Some pieces of this are still around, some have gone the way of the dodo. In particular, the following things exist:

  • A web app - Should be usable on both web and mobile.
  • WebSockets - Used for sending real-time updates from the web server to clients.
  • SQLite DB - Used for persistence for the web service.
  • Docker - The web server, Next.js frontend, and (eventually) AI server are packaged as Docker containers for deployment.
  • NGINX - NGINX is no longer used to serve static assets, but is used as a reverse proxy to both the Next.js frontend container and the web service backend container.
  • Cookies - Used for authentication, are returned as part of creating a user (which just requires a username).

Basic ideas for UI Screens

This section contains some ideas for UI flows for the web client, which might bear a passing resemblance to what's implemented in the Next.js UI.

  1. Username

A user goes to https://codenames.ai/ for the first time. They enter a username. It can have all sorts of cool emojis in it probably. We generate a cookie for the user and persist them to our DB.

  1. New Game / Join Game

A button allows the user to create a new game.

There will also be a list of names of existing games that the player can either join (if it hasn't started yet) or spectate. Game "names" are just the IDs, which are formed by taking three random words from the possible set of Codenames word cards.

  1. Start Game

When a new game is created, it's in a pending/lobby state. Players (including the game's creator) can join the game at this point. The creator can then start assigning people to roles.

Only the person who created the game can start the game.

The game won't start until all roles are filled. In the future, we'll hopefully have the option to automatically fill any empty roles with AIs.

A spymaster can be only a single person or AI. An operative can be zero or more humans and zero or one AIs. If there are multiple human operatives, a guess is chosen once the majority of operatives have selected the same card. In the future, we'd like to allow human spymasters and operatives to be able to get "Hints" from an AI.

  1. Active Game

Spymasters will have a view showing them the board with all the cards highlighted in the right color, and indication of which words have already been guessed, an input for their next clue, and (again, in the future) a way to get a hint/suggestion from the AI.
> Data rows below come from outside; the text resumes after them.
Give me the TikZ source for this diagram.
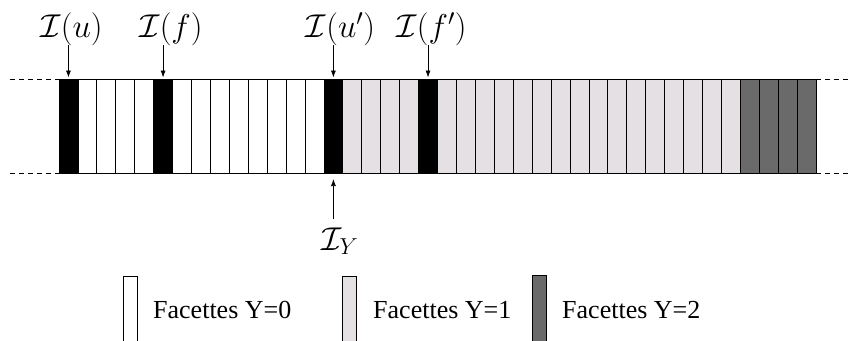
\documentclass[tikz,border=0pt]{standalone}
\usepackage{fix-cm}
\usepackage{fontspec}
\newfontfamily\legfont{Liberation Serif}
\usetikzlibrary{arrows.meta}
\definecolor{lightg}{HTML}{E4E0E4}
\definecolor{darkg}{HTML}{6A6A6A}
\begin{document}
\begin{tikzpicture}[x=1pt,y=-1pt,
  col/.style={draw=black, line width=0.8pt, minimum width=18.925pt, minimum height=94pt,
              inner sep=0pt, outer sep=0pt, anchor=north west},
  arr/.style={-{Latex[length=7pt,width=5pt]}, line width=0.7pt},
  mlab/.style={inner sep=0pt, anchor=base, font=\fontsize{33}{40}\selectfont},
  leg/.style={anchor=base west, inner sep=0pt, font=\fontsize{26}{30}\selectfont\legfont},
  legbox/.style={draw=black, line width=0.8pt, minimum width=14pt, minimum height=75pt,
                 inner sep=0pt, anchor=north west},
  dsh/.style={dash pattern=on 5pt off 4pt, line width=0.6pt}]
\clip (0,0) rectangle (850,340);
% columns
\foreach \i in {1,...,4,6,7,...,13}
  \node[col, fill=white] (c\i) at ({59+\i*18.925},79) {};
\foreach \i in {15,...,18,20,21,...,35}
  \node[col, fill=lightg] (c\i) at ({59+\i*18.925},79) {};
\foreach \i in {36,...,39}
  \node[col, fill=darkg] (c\i) at ({59+\i*18.925},79) {};
\foreach \i in {0,5,14,19}
  \node[col, fill=black] (c\i) at ({59+\i*18.925},79) {};
% dashed extensions
\coordinate (dl1) at (10,79);
\coordinate (dl2) at (10,173);
\coordinate (dr1) at (850,79);
\coordinate (dr2) at (850,173);
\draw[dsh] (dl1) -- (c0.north west);
\draw[dsh] (dl2) -- (c0.south west);
\draw[dsh] (c39.north east) -- (dr1);
\draw[dsh] (c39.south east) -- (dr2);
% top labels
\node[mlab] (lu)  at (71.5,37)  {$\mathcal{I}(u)$};
\node[mlab] (lf)  at (171,37)   {$\mathcal{I}(f)$};
\node[mlab] (lu2) at (340.5,37) {$\mathcal{I}(u')$};
\node[mlab] (lf2) at (431.5,37) {$\mathcal{I}(f')$};
\draw[arr] (lu.south -| c0.north)   -- ([yshift=1.5pt]c0.north);
\draw[arr] (lf.south -| c5.north)   -- ([yshift=1.5pt]c5.north);
\draw[arr] (lu2.south -| c14.north) -- ([yshift=1.5pt]c14.north);
\draw[arr] (lf2.south -| c19.north) -- ([yshift=1.5pt]c19.north);
% bottom label
\node[mlab] (ly) at (340,250) {$\mathcal{I}_Y$};
\path (ly.north) ++(0,-8) coordinate (lyt);
\draw[arr] (lyt -| c14.south) -- ([yshift=-6pt]c14.south);
% legend
\node[legbox, fill=white] (b0) at (123,276) {};
\node[legbox, fill=lightg] (b1) at (342,276) {};
\node[legbox, fill=darkg] (b2) at (532,275) {};
\node[leg] (t0) at (153,318) {Facettes Y=0};
\node[leg] (t1) at (373,318) {Facettes Y=1};
\node[leg] (t2) at (562,318) {Facettes Y=2};
\end{tikzpicture}
\end{document}
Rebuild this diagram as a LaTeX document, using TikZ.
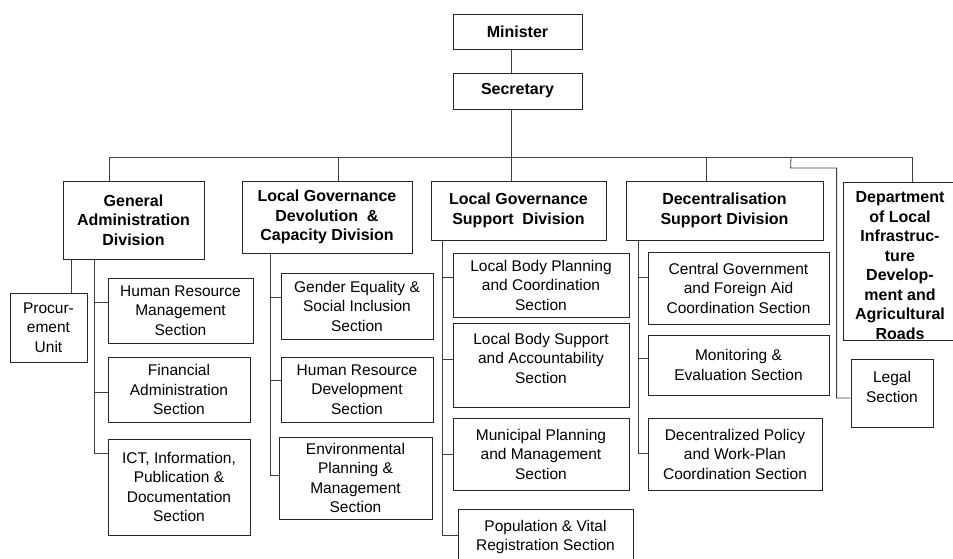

Operatives will have a view showing them the board with the cards, some indication of which words have been guessed, and the current clue. The cards will be touchable. When a user touches a card, everyone will be able to see who touched which card.

Spectators will have a very similar view to operatives, but it will be read-only.

All the views should probably also clearly indicate who's turn it is, how many cards each team has left. Maybe some sort of history of the game.

Database

A SQLite database should be hilariously sufficient for our needs, and it keeps it simple.

  • User Table

    • UserId string // related to the cookie
    • DisplayName string
  • Game Table

    • GameId string // pronounce-able
    • Status string // enum: Pending, PLaying, PFinished
    • State blob
  • GamePlayers Table

    • GameId string
    • UserId string
    • Role string // Spymaster, Operative
    • Team string // Red, Blue
  • GameHistory Table

    • GameId string
    • EventTimestamp timestamp
    • Event blob

Web Service API

The Web Service API is a RESTful-ish HTTP/JSON interface, with some WebSockets sprinkled in for real-time shenanigans. More details about the API can be found in the web/ README.

Assorted Features and Nice-to-Haves

This is kind of a TODO section.

  • Fuzzing
  • AI hints for humans
  • AI trash talking when humans give clues & guesses.
  • A way for users to file feedback
  • Spectators are called "Taters" because that's funny
  • Supporting >1 human operative on a team (first come first serve for making a guess.)
  • AI can play has any combination of spymasters and operatives. It could be all AIs or no AIs.
  • Should like reasonable on mobile and on desktop. Would be cool to have a Cast App that shows a spectator screen.